PROBLEM DESCRIPTION — Leave out the pictures, then reproduce the rest of the material exactly.

Part of a data file —
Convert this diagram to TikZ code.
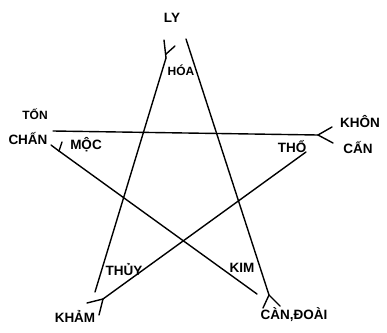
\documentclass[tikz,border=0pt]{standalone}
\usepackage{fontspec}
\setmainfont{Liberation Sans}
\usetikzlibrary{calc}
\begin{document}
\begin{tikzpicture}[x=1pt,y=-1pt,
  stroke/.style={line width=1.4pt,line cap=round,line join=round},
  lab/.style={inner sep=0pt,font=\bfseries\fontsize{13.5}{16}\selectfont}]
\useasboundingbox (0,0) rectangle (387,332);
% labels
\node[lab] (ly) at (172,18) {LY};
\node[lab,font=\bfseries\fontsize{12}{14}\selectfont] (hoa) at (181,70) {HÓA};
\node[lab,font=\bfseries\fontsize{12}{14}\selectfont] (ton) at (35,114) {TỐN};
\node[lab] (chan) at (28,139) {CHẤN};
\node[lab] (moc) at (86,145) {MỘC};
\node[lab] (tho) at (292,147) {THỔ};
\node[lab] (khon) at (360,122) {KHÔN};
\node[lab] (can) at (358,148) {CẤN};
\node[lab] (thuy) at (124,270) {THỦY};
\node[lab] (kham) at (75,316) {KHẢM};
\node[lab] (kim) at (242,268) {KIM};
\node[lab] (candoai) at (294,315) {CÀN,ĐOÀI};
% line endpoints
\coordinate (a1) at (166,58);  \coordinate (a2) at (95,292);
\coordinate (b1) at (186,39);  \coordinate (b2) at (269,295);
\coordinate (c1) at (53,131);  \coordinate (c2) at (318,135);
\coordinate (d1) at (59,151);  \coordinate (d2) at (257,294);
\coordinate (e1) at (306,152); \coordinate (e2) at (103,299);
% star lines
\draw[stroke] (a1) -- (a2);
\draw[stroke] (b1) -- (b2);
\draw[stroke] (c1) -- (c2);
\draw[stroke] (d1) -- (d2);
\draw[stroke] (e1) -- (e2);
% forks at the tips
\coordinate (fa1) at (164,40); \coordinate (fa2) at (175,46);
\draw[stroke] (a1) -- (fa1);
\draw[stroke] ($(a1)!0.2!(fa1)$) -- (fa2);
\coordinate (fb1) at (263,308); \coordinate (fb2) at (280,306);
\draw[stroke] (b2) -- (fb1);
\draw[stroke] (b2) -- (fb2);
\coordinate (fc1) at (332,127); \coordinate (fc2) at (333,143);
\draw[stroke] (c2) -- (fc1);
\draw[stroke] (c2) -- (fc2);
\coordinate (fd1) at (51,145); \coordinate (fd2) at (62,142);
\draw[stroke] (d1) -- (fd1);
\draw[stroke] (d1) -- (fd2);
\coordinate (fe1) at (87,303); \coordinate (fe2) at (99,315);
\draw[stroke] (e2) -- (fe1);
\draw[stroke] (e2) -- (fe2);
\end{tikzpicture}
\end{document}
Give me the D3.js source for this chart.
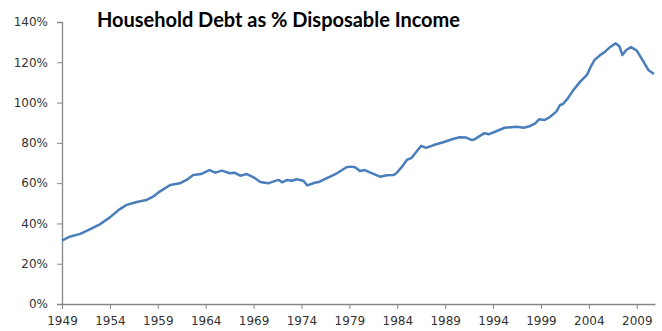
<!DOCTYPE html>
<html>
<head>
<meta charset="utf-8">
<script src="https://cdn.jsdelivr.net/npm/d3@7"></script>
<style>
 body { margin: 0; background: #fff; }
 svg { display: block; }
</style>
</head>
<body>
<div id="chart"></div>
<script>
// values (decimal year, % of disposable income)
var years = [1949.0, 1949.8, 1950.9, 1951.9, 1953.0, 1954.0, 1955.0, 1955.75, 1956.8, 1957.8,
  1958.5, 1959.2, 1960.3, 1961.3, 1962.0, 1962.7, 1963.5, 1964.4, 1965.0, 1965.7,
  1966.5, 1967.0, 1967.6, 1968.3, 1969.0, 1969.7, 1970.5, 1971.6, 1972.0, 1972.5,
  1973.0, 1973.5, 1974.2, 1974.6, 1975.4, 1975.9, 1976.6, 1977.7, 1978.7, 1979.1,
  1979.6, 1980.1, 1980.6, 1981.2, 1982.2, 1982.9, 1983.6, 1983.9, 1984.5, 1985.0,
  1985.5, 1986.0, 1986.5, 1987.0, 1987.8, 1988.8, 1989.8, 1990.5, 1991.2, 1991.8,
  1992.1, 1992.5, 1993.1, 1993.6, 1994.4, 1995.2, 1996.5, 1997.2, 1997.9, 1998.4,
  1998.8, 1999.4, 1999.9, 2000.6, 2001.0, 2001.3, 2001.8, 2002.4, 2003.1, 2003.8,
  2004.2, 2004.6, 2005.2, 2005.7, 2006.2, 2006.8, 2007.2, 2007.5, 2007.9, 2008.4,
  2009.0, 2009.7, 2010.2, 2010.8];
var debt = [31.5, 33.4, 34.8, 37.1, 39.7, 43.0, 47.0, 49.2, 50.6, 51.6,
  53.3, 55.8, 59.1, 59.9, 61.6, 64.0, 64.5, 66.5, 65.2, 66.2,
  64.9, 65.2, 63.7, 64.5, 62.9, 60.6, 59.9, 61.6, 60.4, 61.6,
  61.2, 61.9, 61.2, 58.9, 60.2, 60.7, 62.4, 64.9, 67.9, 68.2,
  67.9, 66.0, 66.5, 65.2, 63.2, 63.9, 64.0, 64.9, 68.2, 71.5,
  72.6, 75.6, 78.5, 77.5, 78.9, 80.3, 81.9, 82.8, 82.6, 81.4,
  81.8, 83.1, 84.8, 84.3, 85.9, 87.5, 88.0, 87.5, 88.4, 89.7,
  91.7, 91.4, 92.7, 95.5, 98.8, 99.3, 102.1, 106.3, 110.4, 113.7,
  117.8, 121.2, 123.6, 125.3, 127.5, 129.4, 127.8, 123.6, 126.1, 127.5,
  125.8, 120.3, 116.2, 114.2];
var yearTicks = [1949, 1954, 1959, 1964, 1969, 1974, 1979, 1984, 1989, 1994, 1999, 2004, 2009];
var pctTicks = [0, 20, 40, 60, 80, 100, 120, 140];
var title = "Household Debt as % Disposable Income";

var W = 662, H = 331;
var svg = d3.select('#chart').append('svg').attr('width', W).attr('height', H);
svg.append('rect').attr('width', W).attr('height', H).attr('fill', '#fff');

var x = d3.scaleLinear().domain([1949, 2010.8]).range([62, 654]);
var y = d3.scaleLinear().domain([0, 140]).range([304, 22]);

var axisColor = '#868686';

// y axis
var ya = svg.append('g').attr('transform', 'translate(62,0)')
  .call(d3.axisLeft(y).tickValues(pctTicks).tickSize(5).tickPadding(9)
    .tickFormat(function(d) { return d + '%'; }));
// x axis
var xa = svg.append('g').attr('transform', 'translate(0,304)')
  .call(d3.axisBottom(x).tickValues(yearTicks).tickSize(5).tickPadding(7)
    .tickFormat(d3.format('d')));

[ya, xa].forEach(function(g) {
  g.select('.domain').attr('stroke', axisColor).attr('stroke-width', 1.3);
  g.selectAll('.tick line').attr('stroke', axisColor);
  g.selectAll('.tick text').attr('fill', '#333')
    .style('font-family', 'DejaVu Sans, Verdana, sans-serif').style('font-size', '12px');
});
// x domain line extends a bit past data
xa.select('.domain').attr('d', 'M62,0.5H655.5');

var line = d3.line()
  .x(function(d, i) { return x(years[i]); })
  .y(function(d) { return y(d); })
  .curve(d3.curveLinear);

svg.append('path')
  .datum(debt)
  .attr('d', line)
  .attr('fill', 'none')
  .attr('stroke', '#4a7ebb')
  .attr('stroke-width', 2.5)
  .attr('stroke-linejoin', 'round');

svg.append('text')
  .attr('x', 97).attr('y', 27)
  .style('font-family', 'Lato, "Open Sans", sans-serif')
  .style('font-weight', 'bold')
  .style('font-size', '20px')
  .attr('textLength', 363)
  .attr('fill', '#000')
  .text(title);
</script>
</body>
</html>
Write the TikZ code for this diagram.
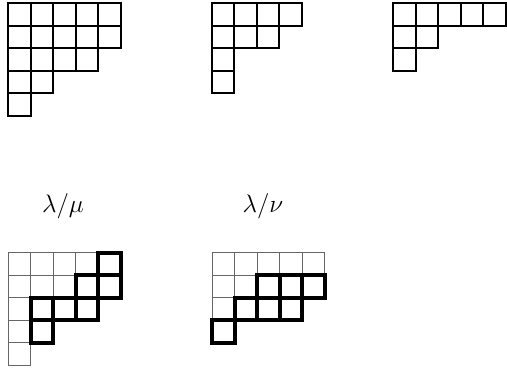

FULL RESPONSE —
Convert this diagram to TikZ code.
\documentclass[tikz,border=0pt]{standalone}
\usepackage{fontspec}
\setmainfont{Liberation Sans}
\usetikzlibrary{calc}
\begin{document}
\begin{tikzpicture}[x=1pt,y=-1pt,
  stroke/.style={line width=1.4pt,line cap=round,line join=round},
  lab/.style={inner sep=0pt,font=\bfseries\fontsize{13.5}{16}\selectfont}]
\useasboundingbox (0,0) rectangle (387,332);
% labels
\node[lab] (ly) at (172,18) {LY};
\node[lab,font=\bfseries\fontsize{12}{14}\selectfont] (hoa) at (181,70) {HÓA};
\node[lab,font=\bfseries\fontsize{12}{14}\selectfont] (ton) at (35,114) {TỐN};
\node[lab] (chan) at (28,139) {CHẤN};
\node[lab] (moc) at (86,145) {MỘC};
\node[lab] (tho) at (292,147) {THỔ};
\node[lab] (khon) at (360,122) {KHÔN};
\node[lab] (can) at (358,148) {CẤN};
\node[lab] (thuy) at (124,270) {THỦY};
\node[lab] (kham) at (75,316) {KHẢM};
\node[lab] (kim) at (242,268) {KIM};
\node[lab] (candoai) at (294,315) {CÀN,ĐOÀI};
% line endpoints
\coordinate (a1) at (166,58);  \coordinate (a2) at (95,292);
\coordinate (b1) at (186,39);  \coordinate (b2) at (269,295);
\coordinate (c1) at (53,131);  \coordinate (c2) at (318,135);
\coordinate (d1) at (59,151);  \coordinate (d2) at (257,294);
\coordinate (e1) at (306,152); \coordinate (e2) at (103,299);
% star lines
\draw[stroke] (a1) -- (a2);
\draw[stroke] (b1) -- (b2);
\draw[stroke] (c1) -- (c2);
\draw[stroke] (d1) -- (d2);
\draw[stroke] (e1) -- (e2);
% forks at the tips
\coordinate (fa1) at (164,40); \coordinate (fa2) at (175,46);
\draw[stroke] (a1) -- (fa1);
\draw[stroke] ($(a1)!0.2!(fa1)$) -- (fa2);
\coordinate (fb1) at (263,308); \coordinate (fb2) at (280,306);
\draw[stroke] (b2) -- (fb1);
\draw[stroke] (b2) -- (fb2);
\coordinate (fc1) at (332,127); \coordinate (fc2) at (333,143);
\draw[stroke] (c2) -- (fc1);
\draw[stroke] (c2) -- (fc2);
\coordinate (fd1) at (51,145); \coordinate (fd2) at (62,142);
\draw[stroke] (d1) -- (fd1);
\draw[stroke] (d1) -- (fd2);
\coordinate (fe1) at (87,303); \coordinate (fe2) at (99,315);
\draw[stroke] (e2) -- (fe1);
\draw[stroke] (e2) -- (fe2);
\end{tikzpicture}
\end{document}
Give me the D3.js source for this chart.
<!DOCTYPE html>
<html>
<head>
<meta charset="utf-8">
<script src="https://cdn.jsdelivr.net/npm/d3@7"></script>
<style>
 body { margin: 0; background: #fff; }
 svg { display: block; }
</style>
</head>
<body>
<div id="chart"></div>
<script>
// values (decimal year, % of disposable income)
var years = [1949.0, 1949.8, 1950.9, 1951.9, 1953.0, 1954.0, 1955.0, 1955.75, 1956.8, 1957.8,
  1958.5, 1959.2, 1960.3, 1961.3, 1962.0, 1962.7, 1963.5, 1964.4, 1965.0, 1965.7,
  1966.5, 1967.0, 1967.6, 1968.3, 1969.0, 1969.7, 1970.5, 1971.6, 1972.0, 1972.5,
  1973.0, 1973.5, 1974.2, 1974.6, 1975.4, 1975.9, 1976.6, 1977.7, 1978.7, 1979.1,
  1979.6, 1980.1, 1980.6, 1981.2, 1982.2, 1982.9, 1983.6, 1983.9, 1984.5, 1985.0,
  1985.5, 1986.0, 1986.5, 1987.0, 1987.8, 1988.8, 1989.8, 1990.5, 1991.2, 1991.8,
  1992.1, 1992.5, 1993.1, 1993.6, 1994.4, 1995.2, 1996.5, 1997.2, 1997.9, 1998.4,
  1998.8, 1999.4, 1999.9, 2000.6, 2001.0, 2001.3, 2001.8, 2002.4, 2003.1, 2003.8,
  2004.2, 2004.6, 2005.2, 2005.7, 2006.2, 2006.8, 2007.2, 2007.5, 2007.9, 2008.4,
  2009.0, 2009.7, 2010.2, 2010.8];
var debt = [31.5, 33.4, 34.8, 37.1, 39.7, 43.0, 47.0, 49.2, 50.6, 51.6,
  53.3, 55.8, 59.1, 59.9, 61.6, 64.0, 64.5, 66.5, 65.2, 66.2,
  64.9, 65.2, 63.7, 64.5, 62.9, 60.6, 59.9, 61.6, 60.4, 61.6,
  61.2, 61.9, 61.2, 58.9, 60.2, 60.7, 62.4, 64.9, 67.9, 68.2,
  67.9, 66.0, 66.5, 65.2, 63.2, 63.9, 64.0, 64.9, 68.2, 71.5,
  72.6, 75.6, 78.5, 77.5, 78.9, 80.3, 81.9, 82.8, 82.6, 81.4,
  81.8, 83.1, 84.8, 84.3, 85.9, 87.5, 88.0, 87.5, 88.4, 89.7,
  91.7, 91.4, 92.7, 95.5, 98.8, 99.3, 102.1, 106.3, 110.4, 113.7,
  117.8, 121.2, 123.6, 125.3, 127.5, 129.4, 127.8, 123.6, 126.1, 127.5,
  125.8, 120.3, 116.2, 114.2];
var yearTicks = [1949, 1954, 1959, 1964, 1969, 1974, 1979, 1984, 1989, 1994, 1999, 2004, 2009];
var pctTicks = [0, 20, 40, 60, 80, 100, 120, 140];
var title = "Household Debt as % Disposable Income";

var W = 662, H = 331;
var svg = d3.select('#chart').append('svg').attr('width', W).attr('height', H);
svg.append('rect').attr('width', W).attr('height', H).attr('fill', '#fff');

var x = d3.scaleLinear().domain([1949, 2010.8]).range([62, 654]);
var y = d3.scaleLinear().domain([0, 140]).range([304, 22]);

var axisColor = '#868686';

// y axis
var ya = svg.append('g').attr('transform', 'translate(62,0)')
  .call(d3.axisLeft(y).tickValues(pctTicks).tickSize(5).tickPadding(9)
    .tickFormat(function(d) { return d + '%'; }));
// x axis
var xa = svg.append('g').attr('transform', 'translate(0,304)')
  .call(d3.axisBottom(x).tickValues(yearTicks).tickSize(5).tickPadding(7)
    .tickFormat(d3.format('d')));

[ya, xa].forEach(function(g) {
  g.select('.domain').attr('stroke', axisColor).attr('stroke-width', 1.3);
  g.selectAll('.tick line').attr('stroke', axisColor);
  g.selectAll('.tick text').attr('fill', '#333')
    .style('font-family', 'DejaVu Sans, Verdana, sans-serif').style('font-size', '12px');
});
// x domain line extends a bit past data
xa.select('.domain').attr('d', 'M62,0.5H655.5');

var line = d3.line()
  .x(function(d, i) { return x(years[i]); })
  .y(function(d) { return y(d); })
  .curve(d3.curveLinear);

svg.append('path')
  .datum(debt)
  .attr('d', line)
  .attr('fill', 'none')
  .attr('stroke', '#4a7ebb')
  .attr('stroke-width', 2.5)
  .attr('stroke-linejoin', 'round');

svg.append('text')
  .attr('x', 97).attr('y', 27)
  .style('font-family', 'Lato, "Open Sans", sans-serif')
  .style('font-weight', 'bold')
  .style('font-size', '20px')
  .attr('textLength', 363)
  .attr('fill', '#000')
  .text(title);
</script>
</body>
</html>
Write the TikZ code for this diagram.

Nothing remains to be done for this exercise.